NINNA.ID-Di Bakkara, ada sebuah situs. Namanya Piramida dari Toba. Supaya menarik, dibuat Pyramid of Toba. Itu bahasa bombastisnya. Di dunia serba digital, kita butuh sensasi. Itu pemantik. Soal benar atau tidak, belakangan. Kalau untuk benar, kita bisa lunak.
Tak perlu membuat istilah berlebihan. Piramida. Atau, Pyramid of Toba. Padahal, setelah dilihat, ternyata bukan. Hanya dinding kampung. Mungkin perladangan. Atau terasering. Lahan miring, disusun bertingkat. Bertahun-tahun. Berpuluh tahun.
Lalu, batu menyatu dengan tanah. Mulai terstruktur. Rumput tumbuh. Pohon juga. Terasering makin kokoh. Maka, terlihat seperti piramid. Bukan Piramida seperti yang kita bayangkan. Ini Piramida setengah. Di sebelahnya, sudah dinding bukit.
Begitupun, perlu untuk dilihat. Mengapa harus ke bukit. Apakah itu perkampungan? Jika perkampungan, bisa jadi. Orang dulu selalu suka di pinggang bukit. Yang jadi pertanyaan, kalau itu ladang. Mengapa berladang di pinggang bukit. Toh, ada dataran rendah.
Begitulah. Nama sudah dibuat. Pyramid of Toba. Saat saya tulis ini, saya di Medan. Ada festival literasi. Saya membawa Sanggar Maduma. Saya tunjukkan foto itu kepada teman pegiat literasi. Saya tak tahu dia pura-pura antusias. Dia bertanya banyak hal.
Dari gambar, ia seolah percaya. Mungkin karena slidenya dicampur. Atau lebih estetik. Tapi memang, susunan batunya teratur. Tersistematis. Dimulai dari benteng kampung. Disusun dari batu. Lalu, dibuat bertingkat. Dibuat bertingkat lagi. Menyerupai Piramida.
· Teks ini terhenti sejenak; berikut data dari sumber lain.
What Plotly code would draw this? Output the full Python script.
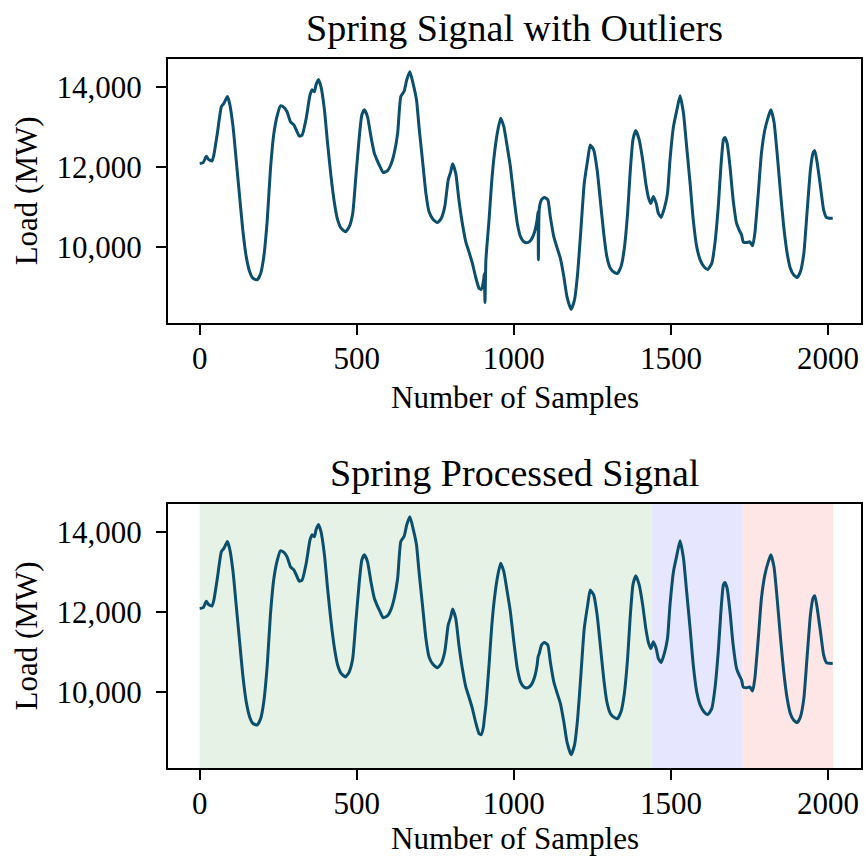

Satu yang harus dipuji. Masyarakat saat itu rupanya sudah cerdas. Mereka sudah bisa menyusun batu. Hingga ke atas. Mulai dari dataran landai hingga lewat pinggang bukit. Untuk apa mereka membuat itu? Apa tak ada tempat lain? Itu pertanyaan teman.
Ada benarnya pertanyaan itu. Jika untuk perkampungan, mengapa tidak di tempat lain? Mengapa harus di situ? Apa Bakkara terlalu sempit? Saya masih melihat dari jauh. Belum terjun ke sana. Ada rasa penasaran. Melihat dan merasakan lebih dalam. Mungkin saya tertinggal.
Sebab, begitu hakikat manusia. Karena terlalu sering melihat, kita bersikap biasa. Tak ada yang istimewa. Begitu orang asing melihat. Ada perubahan. Yang biasa jadi menarik. Termasuk terasering ini. Dulu kita pikir gejala alam. Baru, kita lihat sebagai perkampungan.
Hingga muncul nama baru: Pyramid of Toba. Kita jadi penasaran. Kadang merasa ganjil. Lantas bertanya dalam hati: kok bisa? Nama sudah diberikan. Sebagai pemantik. Menarik untuk melanjutkan. Melanjutkan kekonyolan ini. Atau, melanjutkan perjalanan lain.
Jika Anda penasaran, datanglah ke Bakkara. Andalah yang memutuskan. Ini terasering atau memang Piramida? Mengapa harus disebut namanya Pyramid of Toba? Apakah ada sesuatu yang ingin dicari? Atau bahkan dicuri dari sana? Biar alam yang menjawab.